In a push to protect voting rights, President Joe Biden is planning to pressure conservative Democrats in the Senate to support filibuster reform in order to pass voting rights legislation.

According to three people briefed on the situation, per Rolling Stone, Biden has told House Speaker Nancy Pelosi (D-California) and Senate Majority Leader Chuck Schumer (D-New York) that he will speak to holdouts in the Senate, hoping to carve out a filibuster exception for voting rights.

“Chuck, you tell me when you need me to start making phone calls,” Biden reportedly told Senator Schumer.

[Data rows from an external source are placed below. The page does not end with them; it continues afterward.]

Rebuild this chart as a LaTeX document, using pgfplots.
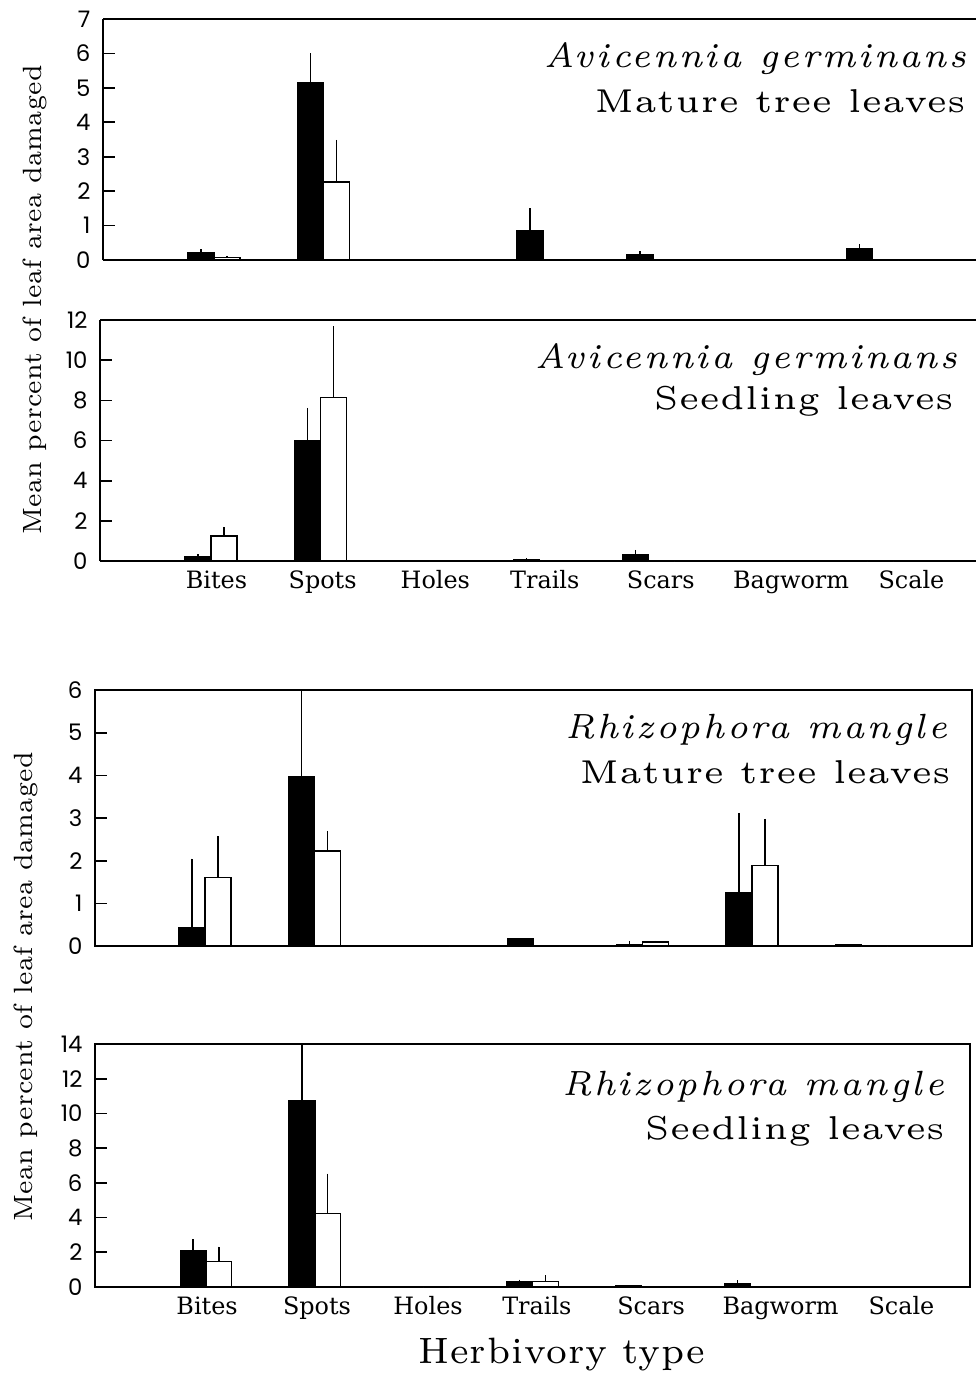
\documentclass[border=0pt]{standalone}
\usepackage{pgfplots}
\pgfplotsset{compat=1.18}
\usepackage{pgfplotstable}
\usepackage{fontspec}
\newfontfamily\catfont{DejaVu Serif}
\newfontfamily\tickfont{Poppins}
\newfontfamily\ttlrm{lmroman5-regular.otf}[LetterSpace=1]
\newfontfamily\ttlit{lmroman7-italic.otf}[LetterSpace=7.5]
\newfontfamily\ylabfont{lmroman7-regular.otf}[LetterSpace=1]
\newfontfamily\xlabfont{lmroman7-regular.otf}[LetterSpace=2.7]

\pgfplotstableread{
x b be w we
0 0.20 0.11 0.08 0.04
1 5.15 0.85 2.27 1.22
2 0.00 0.00 0.00 0.00
3 0.85 0.65 0.00 0.00
4 0.14 0.12 0.02 0.00
5 0.02 0.00 0.01 0.00
6 0.32 0.14 0.00 0.00
}\dataA
\pgfplotstableread{
x b be w we
0 0.20 0.13 1.24 0.46
1 6.00 1.62 8.13 3.57
2 0.00 0.00 0.00 0.00
3 0.08 0.06 0.02 0.00
4 0.30 0.25 0.00 0.00
5 0.00 0.00 0.00 0.00
6 0.00 0.00 0.00 0.00
}\dataB
\pgfplotstableread{
x b be w we
0 0.44 1.61 1.60 0.98
1 3.97 2.03 2.23 0.47
2 0.00 0.00 0.00 0.00
3 0.16 0.00 0.00 0.00
4 0.03 0.09 0.09 0.03
5 1.25 1.87 1.88 1.10
6 0.04 0.00 0.00 0.00
}\dataC
\pgfplotstableread{
x b be w we
0 2.07 0.69 1.46 0.86
1 10.73 3.27 4.23 2.30
2 0.00 0.00 0.00 0.00
3 0.33 0.10 0.33 0.35
4 0.06 0.02 0.00 0.00
5 0.20 0.18 0.00 0.00
6 0.00 0.00 0.00 0.00
}\dataD

\pgfplotsset{
  panel/.style={
    scale only axis, anchor=south west,
    ybar, bar width=0.237, ymin=0,
    axis line style={line width=0.8pt},
    tick align=inside, ytick pos=left,
    major tick length=4.3pt,
    ytick style={line width=0.6pt, black},
    xtick style={draw=none},
    /pgf/number format/assume math mode=true,
    yticklabel style={font=\tickfont\fontsize{8.2}{9}\selectfont, xshift=-1pt},
    xticklabel style={font=\catfont\fontsize{8.6}{10}\selectfont},
    xticklabels={Bites,Spots,Holes,Trails,Scars,Bagworm,Scale},
    clip=false,
  },
  blk/.style={fill=black, draw=black, line width=0.5pt, bar shift=-0.1185,
    error bars/.cd, y dir=plus, y explicit, error mark=none,
    error bar style={line width=0.5pt, black}},
  wht/.style={fill=white, draw=black, line width=0.5pt, bar shift=0.1185,
    error bars/.cd, y dir=plus, y explicit, error mark=none,
    error bar style={line width=0.5pt, black}},
}

\begin{document}
\begin{tikzpicture}
\path (0,0) rectangle (351.36pt,-495.36pt);

% Panel 1
\begin{axis}[panel, at={(37.08pt,-93.6pt)}, width=314.28pt, height=86.76pt,
  xmin=-1.012, xmax=6.946, ymax=7, ytick={0,...,7}, xtick=\empty,
  axis y line*=left]
\addplot[blk] table[x=x,y=b,y error=be]{\dataA};
\addplot[wht] table[x=x,y=w,y error=we]{\dataA};
\end{axis}

% Panel 2
\begin{axis}[panel, at={(36pt,-201.96pt)}, width=315.36pt, height=86.76pt,
  xmin=-1.014, xmax=6.99, ymax=12, ytick={0,2,...,12},
  xtick={0.05,1.02,2.05,3.05,4.11,5.30,6.40},
  axis y line*=left]
\addplot[blk] table[x=x,y=b,y error=be]{\dataB};
\addplot[wht] table[x=x,y=w,y error=we]{\dataB};
\end{axis}

% Panel 3
\begin{axis}[panel, at={(34.2pt,-340.56pt)}, width=315.72pt, height=92.16pt,
  xmin=-1.005, xmax=7.01, ymax=6, ytick={0,...,6}, xtick=\empty]
\addplot[blk] table[x=x,y=b,y error=be]{\dataC};
\addplot[wht] table[x=x,y=w,y error=we]{\dataC};
\end{axis}

% Panel 4
\begin{axis}[panel, at={(34.2pt,-463.32pt)}, width=315pt, height=87.48pt,
  xmin=-1.02, xmax=7.02, ymax=14, ytick={0,2,...,14},
  xtick={0.01,1.02,2.04,3.04,4.09,5.28,6.39}]
\addplot[blk] table[x=x,y=b,y error=be]{\dataD};
\addplot[wht] table[x=x,y=w,y error=we]{\dataD};
\end{axis}

% titles
\newcommand{\spfont}{\ttlit\fontsize{12.6}{14}\selectfont}
\newcommand{\stfont}{\ttlrm\fontsize{11.9}{14}\selectfont}
\node[anchor=base east, inner sep=0pt] at (348.12pt,-24.12pt) {\spfont Avicennia germinans};
\node[anchor=base east, inner sep=0pt] at (347.76pt,-40.32pt) {\stfont Mature tree leaves};
\node[anchor=base east, inner sep=0pt] at (344.88pt,-132.48pt) {\spfont Avicennia germinans};
\node[anchor=base east, inner sep=0pt] at (343.44pt,-147.24pt) {\stfont Seedling leaves};
\node[anchor=base east, inner sep=0pt] at (341.28pt,-265.68pt) {\spfont Rhizophora mangle};
\node[anchor=base east, inner sep=0pt] at (342.36pt,-281.88pt) {\stfont Mature tree leaves};
\node[anchor=base east, inner sep=0pt] at (340.2pt,-394.2pt) {\spfont Rhizophora mangle};
\node[anchor=base east, inner sep=0pt] at (340.2pt,-410.04pt) {\stfont Seedling leaves};

% y labels
\node[rotate=90, anchor=base, inner sep=0pt] at (14.76pt,-108pt) {\ylabfont\fontsize{9.5}{11}\selectfont Mean percent of leaf area damaged};
\node[rotate=90, anchor=base, inner sep=0pt] at (11.52pt,-355.32pt) {\ylabfont\fontsize{9.5}{11}\selectfont Mean percent of leaf area damaged};

% x label
\node[anchor=base, inner sep=0pt] at (202.32pt,-490.68pt) {\xlabfont\fontsize{13.2}{15}\selectfont Herbivory type};

\pgfresetboundingbox
\path[use as bounding box] (0,0) rectangle (351.36pt,-495.36pt);
\end{tikzpicture}
\end{document}
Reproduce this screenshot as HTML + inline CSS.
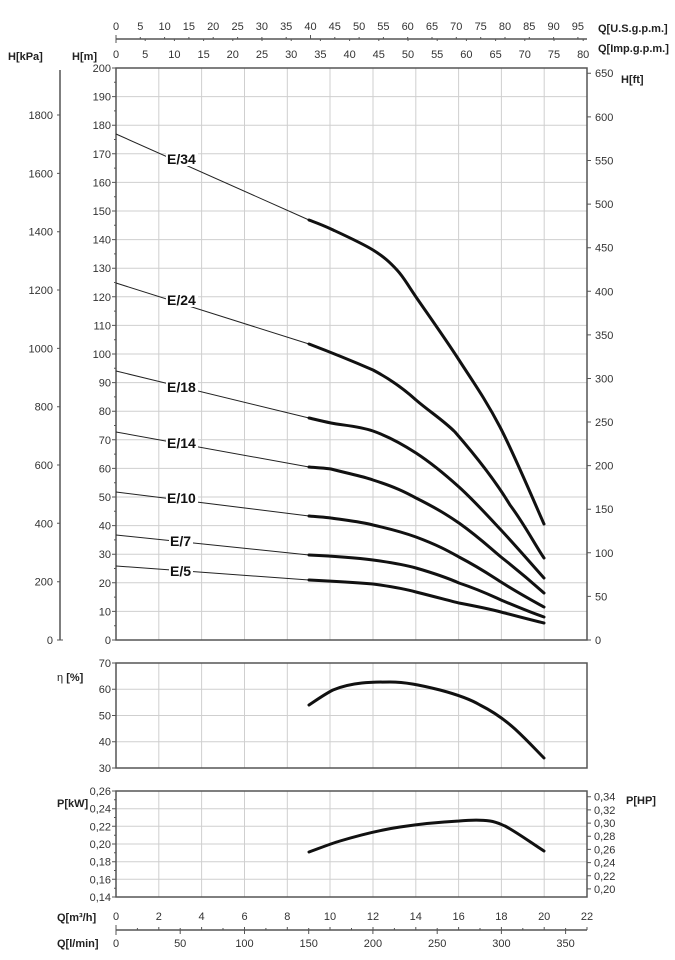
<!DOCTYPE html>
<html><head><meta charset="utf-8"><style>
body{margin:0;background:#fff}
svg{display:block;font-family:"Liberation Sans",Arial,sans-serif}
.t{font-size:11px;fill:#333}
.b{font-size:11px;font-weight:bold;fill:#222}
.g{stroke:#cfcfcf;stroke-width:1;fill:none}
.ax{stroke:#555;stroke-width:1.5;fill:none}
.tk{stroke:#555;stroke-width:1;fill:none}
.c{stroke:#111;stroke-width:3;fill:none;stroke-linecap:round;stroke-linejoin:round}
.th{stroke:#222;stroke-width:1;fill:none}
.lb{font-size:14px;font-weight:bold;fill:#111}
</style></head><body>
<svg width="675" height="960" viewBox="0 0 675 960">
<!-- top axes -->
<line class="ax" x1="116" y1="39" x2="587" y2="39"/>
<path class="tk" d="M116 35V39M140.3 37V39M164.6 37V39M188.9 37V39M213.2 37V39M237.6 37V39M261.9 37V39M286.2 37V39M310.5 35V39M334.8 37V39M359.1 37V39M383.4 37V39M407.7 37V39M432 37V39M456.3 37V39M480.7 37V39M505 37V39M529.3 37V39M553.6 37V39M577.9 37V39
M116 39V43M145.2 39V41M174.4 39V41M203.6 39V41M232.8 39V41M262 39V41M291.2 39V41M320.4 39V41M349.6 39V41M378.8 39V41M408 39V41M437.2 39V41M466.4 39V41M495.6 39V41M524.8 39V41M554 39V41M583.2 39V41"/>
<g class="t" text-anchor="middle">
<text x="116" y="30">0</text><text x="140.3" y="30">5</text><text x="164.6" y="30">10</text><text x="188.9" y="30">15</text><text x="213.2" y="30">20</text><text x="237.6" y="30">25</text><text x="261.9" y="30">30</text><text x="286.2" y="30">35</text><text x="310.5" y="30">40</text><text x="334.8" y="30">45</text><text x="359.1" y="30">50</text><text x="383.4" y="30">55</text><text x="407.7" y="30">60</text><text x="432" y="30">65</text><text x="456.3" y="30">70</text><text x="480.7" y="30">75</text><text x="505" y="30">80</text><text x="529.3" y="30">85</text><text x="553.6" y="30">90</text><text x="577.9" y="30">95</text>
<text x="116" y="58">0</text><text x="145.2" y="58">5</text><text x="174.4" y="58">10</text><text x="203.6" y="58">15</text><text x="232.8" y="58">20</text><text x="262" y="58">25</text><text x="291.2" y="58">30</text><text x="320.4" y="58">35</text><text x="349.6" y="58">40</text><text x="378.8" y="58">45</text><text x="408" y="58">50</text><text x="437.2" y="58">55</text><text x="466.4" y="58">60</text><text x="495.6" y="58">65</text><text x="524.8" y="58">70</text><text x="554" y="58">75</text><text x="583.2" y="58">80</text>
</g>
<text class="b" x="598" y="32">Q[U.S.g.p.m.]</text>
<text class="b" x="598" y="52">Q[Imp.g.p.m.]</text>
<text class="b" x="8" y="60">H[kPa]</text>
<text class="b" x="72" y="60">H[m]</text>
<text class="b" x="621" y="83">H[ft]</text>

<!-- main grid -->
<path class="g" d="M158.8 68V640M201.6 68V640M244.5 68V640M287.3 68V640M330 68V640M373 68V640M415.8 68V640M458.6 68V640M501.4 68V640M544.2 68V640
M116 96.6H587M116 125.2H587M116 153.8H587M116 182.4H587M116 211H587M116 239.6H587M116 268.2H587M116 296.8H587M116 325.4H587M116 354H587M116 382.6H587M116 411.2H587M116 439.8H587M116 468.4H587M116 497H587M116 525.6H587M116 554.2H587M116 582.8H587M116 611.4H587"/>
<rect class="ax" x="116" y="68" width="471" height="572"/>
<path class="tk" d="M112 68H116M112 96.6H116M112 125.2H116M112 153.8H116M112 182.4H116M112 211H116M112 239.6H116M112 268.2H116M112 296.8H116M112 325.4H116M112 354H116M112 382.6H116M112 411.2H116M112 439.8H116M112 468.4H116M112 497H116M112 525.6H116M112 554.2H116M112 582.8H116M112 611.4H116M112 640H116
M114 82.3H116M114 110.9H116M114 139.5H116M114 168.1H116M114 196.7H116M114 225.3H116M114 253.9H116M114 282.5H116M114 311.1H116M114 339.7H116M114 368.3H116M114 396.9H116M114 425.5H116M114 454.1H116M114 482.7H116M114 511.3H116M114 539.9H116M114 568.5H116M114 597.1H116M114 625.7H116"/>
<g class="t" text-anchor="end">
<text x="111" y="72">200</text><text x="111" y="100.6">190</text><text x="111" y="129.2">180</text><text x="111" y="157.8">170</text><text x="111" y="186.4">160</text><text x="111" y="215">150</text><text x="111" y="243.6">140</text><text x="111" y="272.2">130</text><text x="111" y="300.8">120</text><text x="111" y="329.4">110</text><text x="111" y="358">100</text><text x="111" y="386.6">90</text><text x="111" y="415.2">80</text><text x="111" y="443.8">70</text><text x="111" y="472.4">60</text><text x="111" y="501">50</text><text x="111" y="529.6">40</text><text x="111" y="558.2">30</text><text x="111" y="586.8">20</text><text x="111" y="615.4">10</text><text x="111" y="644">0</text>
</g>
<!-- kPa axis -->
<line class="ax" x1="60" y1="70" x2="60" y2="640"/>
<path class="tk" d="M57 115H60M57 173.4H60M57 231.7H60M57 290H60M57 348.4H60M57 406.7H60M57 465H60M57 523.3H60M57 581.7H60M57 640H63"/>
<g class="t" text-anchor="end">
<text x="53" y="119">1800</text><text x="53" y="177.4">1600</text><text x="53" y="235.7">1400</text><text x="53" y="294">1200</text><text x="53" y="352.4">1000</text><text x="53" y="410.7">800</text><text x="53" y="469">600</text><text x="53" y="527.3">400</text><text x="53" y="585.7">200</text><text x="53" y="644">0</text>
</g>
<!-- ft axis -->
<path class="tk" d="M587 73.3H591M587 116.9H591M587 160.5H591M587 204.1H591M587 247.7H591M587 291.3H591M587 334.9H591M587 378.5H591M587 422H591M587 465.6H591M587 509.2H591M587 552.8H591M587 596.4H591M587 640H591"/>
<g class="t">
<text x="595" y="77">650</text><text x="595" y="121">600</text><text x="595" y="164.5">550</text><text x="595" y="208">500</text><text x="595" y="251.7">450</text><text x="595" y="295.3">400</text><text x="595" y="339">350</text><text x="595" y="382.5">300</text><text x="595" y="426">250</text><text x="595" y="469.6">200</text><text x="595" y="513.2">150</text><text x="595" y="556.8">100</text><text x="595" y="600.4">50</text><text x="595" y="644">0</text>
</g>

<!-- thin extensions -->
<path class="th" d="M116 134L309 220M116 283L309 344M116 371L309 418M116 432L309 467M116 492L309 516M116 535L309 555M116 566L309 580"/>
<!-- curves -->
<path class="c" d="M309 220C312.7 221.5 320.3 224 331 229C341.7 234 362 243.2 373 250C384 256.8 389.8 262.2 397 270C404.2 277.8 405.7 282 416 297C426.3 312 445 338.3 459 360C473 381.7 485.8 399.7 500 427C514.2 454.3 536.7 507.8 544 524"/>
<path class="c" d="M309 344C330 352 350 360 373 370C390 379 405 390 416 400C430 412 443 420 455 432C475 455 495 480 510 505C525 525 535 545 544 558"/>
<path class="c" d="M309 418C312.7 418.8 320.3 420.8 331 423C341.7 425.2 358.8 426 373 431C387.2 436 401.7 443.7 416 453C430.3 462.3 444.8 474.2 459 487C473.2 499.8 486.8 514.8 501 530C515.2 545.2 536.8 570 544 578"/>
<path class="c" d="M309 467C320 468 326 468 331 469C350 474 362 476 373 480C395 487 405 492 416 498C440 510 450 517 459 523C480 538 490 548 501 557C520 572 535 585 544 593"/>
<path class="c" d="M309 516C320 517 325 517 331 518C352 521 362 522 373 525C395 530 405 533 416 537C440 546 450 552 459 557C480 568 490 575 501 582C520 594 535 602 544 607"/>
<path class="c" d="M309 555C330 556 350 557 373 560C395 563 405 565 416 568C440 575 450 579 459 583C480 590 490 595 501 600C520 608 535 614 544 617"/>
<path class="c" d="M309 580C330 581 350 582 373 584C395 587 405 589 416 592C440 598 450 601 459 603C480 607 490 609 501 612C520 617 535 621 544 623"/>
<!-- labels -->
<g class="lb">
<rect x="166" y="151" width="32" height="15" fill="#fff"/><text x="167" y="164">E/34</text>
<rect x="166" y="292" width="32" height="15" fill="#fff"/><text x="167" y="305">E/24</text>
<rect x="166" y="379" width="32" height="15" fill="#fff"/><text x="167" y="392">E/18</text>
<rect x="166" y="435" width="32" height="15" fill="#fff"/><text x="167" y="448">E/14</text>
<rect x="166" y="490" width="32" height="15" fill="#fff"/><text x="167" y="503">E/10</text>
<rect x="169" y="533" width="24" height="15" fill="#fff"/><text x="170" y="546">E/7</text>
<rect x="169" y="563" width="24" height="15" fill="#fff"/><text x="170" y="576">E/5</text>
</g>

<!-- efficiency panel -->
<path class="g" d="M158.8 663V768M201.6 663V768M244.5 663V768M287.3 663V768M330 663V768M373 663V768M415.8 663V768M458.6 663V768M501.4 663V768M544.2 663V768M116 689.25H587M116 715.5H587M116 741.75H587"/>
<rect class="ax" x="116" y="663" width="471" height="105"/>
<path class="tk" d="M112 663H116M112 689.25H116M112 715.5H116M112 741.75H116M112 768H116"/>
<g class="t" text-anchor="end">
<text x="111" y="667">70</text><text x="111" y="693">60</text><text x="111" y="719.5">50</text><text x="111" y="745.7">40</text><text x="111" y="772">30</text>
</g>
<text x="57" y="681" style="font-size:11px;fill:#222">η <tspan font-weight="bold">[%]</tspan></text>
<path class="c" d="M309 705C318 699 325 694 333 690C352 682 372 682 390 682C405 682 420 685 440 690C455 694 470 699 480 705C492 711 505 720 515 729C528 741 536 750 544 758"/>

<!-- power panel -->
<path class="g" d="M158.8 791V897M201.6 791V897M244.5 791V897M287.3 791V897M330 791V897M373 791V897M415.8 791V897M458.6 791V897M501.4 791V897M544.2 791V897M116 808.7H587M116 826.3H587M116 844H587M116 861.7H587M116 879.3H587"/>
<rect class="ax" x="116" y="791" width="471" height="106"/>
<path class="tk" d="M112 791H116M112 808.7H116M112 826.3H116M112 844H116M112 861.7H116M112 879.3H116M112 897H116M114 799.8H116M114 817.5H116M114 835.2H116M114 852.8H116M114 870.5H116M114 888.2H116"/>
<g class="t" text-anchor="end">
<text x="111" y="795">0,26</text><text x="111" y="812.7">0,24</text><text x="111" y="830.3">0,22</text><text x="111" y="848">0,20</text><text x="111" y="865.7">0,18</text><text x="111" y="883.3">0,16</text><text x="111" y="901">0,14</text>
</g>
<path class="tk" d="M587 796.7H591M587 809.9H591M587 823.1H591M587 836.2H591M587 849.4H591M587 862.6H591M587 875.8H591M587 888.9H591"/>
<g class="t">
<text x="594" y="800.7">0,34</text><text x="594" y="813.9">0,32</text><text x="594" y="827.1">0,30</text><text x="594" y="840.2">0,28</text><text x="594" y="853.4">0,26</text><text x="594" y="866.6">0,24</text><text x="594" y="879.8">0,22</text><text x="594" y="892.9">0,20</text>
</g>
<text class="b" x="57" y="807">P[kW]</text>
<text class="b" x="626" y="804">P[HP]</text>
<path class="c" d="M309 852C320 848 330 844 340 841C360 835 380 830 400 827C420 824 440 822 459 821C470 820 483 820 490 821C497 822 500 824 505 826C518 833 530 842 544 851"/>

<!-- bottom axes -->
<line class="ax" x1="116" y1="930" x2="587" y2="930"/>
<path class="tk" d="M116 925V930M137.4 928V930M158.8 927V930M180.2 928V930M201.6 927V930M223 928V930M244.5 927V930M265.9 928V930M287.3 927V930M308.7 928V930M330 927V930M351.5 928V930M373 927V930M394.4 928V930M415.8 927V930M437.2 928V930M458.6 927V930M480 928V930M501.4 927V930M522.8 928V930M544.2 927V930M565.6 928V930M587 927V930
M116 930V935M180.2 930V934M244.5 930V934M308.7 930V934M372.9 930V934M437.2 930V934M501.4 930V934M565.6 930V934"/>
<g class="t" text-anchor="middle">
<text x="116" y="920">0</text><text x="158.8" y="920">2</text><text x="201.6" y="920">4</text><text x="244.5" y="920">6</text><text x="287.3" y="920">8</text><text x="330" y="920">10</text><text x="373" y="920">12</text><text x="415.8" y="920">14</text><text x="458.6" y="920">16</text><text x="501.4" y="920">18</text><text x="544.2" y="920">20</text><text x="587" y="920">22</text>
<text x="116" y="947">0</text><text x="180.2" y="947">50</text><text x="244.5" y="947">100</text><text x="308.7" y="947">150</text><text x="372.9" y="947">200</text><text x="437.2" y="947">250</text><text x="501.4" y="947">300</text><text x="565.6" y="947">350</text>
</g>
<text class="b" x="57" y="921">Q[m³/h]</text>
<text class="b" x="57" y="947">Q[l/min]</text>
</svg>
</body></html>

The White House has been campaigning for voting rights legislation to stem the Republican-led, conspiracy-theory-laden tide of voter suppression laws sweeping the country. “The president and vice president have been very clear that this is a crucial priority and senior White House staff across many departments are constantly working on it,” a White House official told Rolling Stone.

Up until now, Biden has not supported efforts to reform or eliminate the filibuster, which are Democrats’ only options to pass legislation like the John Lewis Voting Rights Act or the For the People Act.

In fact, Biden has opposed filibuster abolition for months, despite the fact that it stands in the way of nearly his entire agenda. He said in July that ending the filibuster would “throw the entire Congress into chaos,” leading to gridlock.

But the Senate is already gridlocked. It has taken months for the legislature to negotiate the infrastructure bill, a previously bipartisan proposal that’s now been split into two highly politicized bills that have fractured support within Biden’s own party.

Biden’s delay in supporting filibuster reform has frustrated Democrats and progressives alike. Even moderate Democrats like House Majority Whip James Clyburn (D-South Carolina) have been pushing for a filibuster exception when it comes to voting rights, illustrating the urgency felt within much of the Democratic Party to pass such legislation.

The voter suppression situation in particular is increasingly dire. As of July, 18 states have passed 30 laws to restrict the right to vote, according to the Brennan Center for Justice. Even more voter suppression bills have passed since then, with Texas Republicans jamming through their voter suppression package earlier this month, even after Democrats desperately pulled out all stops to block it.

With much of the Democratic party supporting filibuster abolition or reform, Democrats hope Biden’s support will, at the very least, help unite the party in recognizing the importance of passing voting rights legislation.

“I think there’s a clear recognition the president will have a role to play in bringing this over the finish line, and if in order to do that, we need [filibuster] rules reform, then so be it,” Rep. John Sarbanes (D-Maryland), an original co-author of the For the People Act, told Rolling Stone. “I think Joe Biden with his long history and experience in the Senate can see that.”

Biden is likely to face resistance from the filibuster holdouts, however. Senators Joe Manchin (D-West Virginia) and Kyrsten Sinema (D-Arizona) have been firm in their opposition to any filibuster reform, even though the controversial Senate rule is blocking much of the Democratic agenda — and Republicans could very easily retake the majority in Congress in 2022 without adequate checks on the rampant voter suppression and partisan gerrymandering occurring at the state level.

Though Sinema and Manchin are the most vocal opponents of filibuster abolition or reform, their views reflect those of a small group of Democratic senators. And with conservative Democrats in both chambers of Congress ready to block Biden’s agenda, the president has his work cut out for him.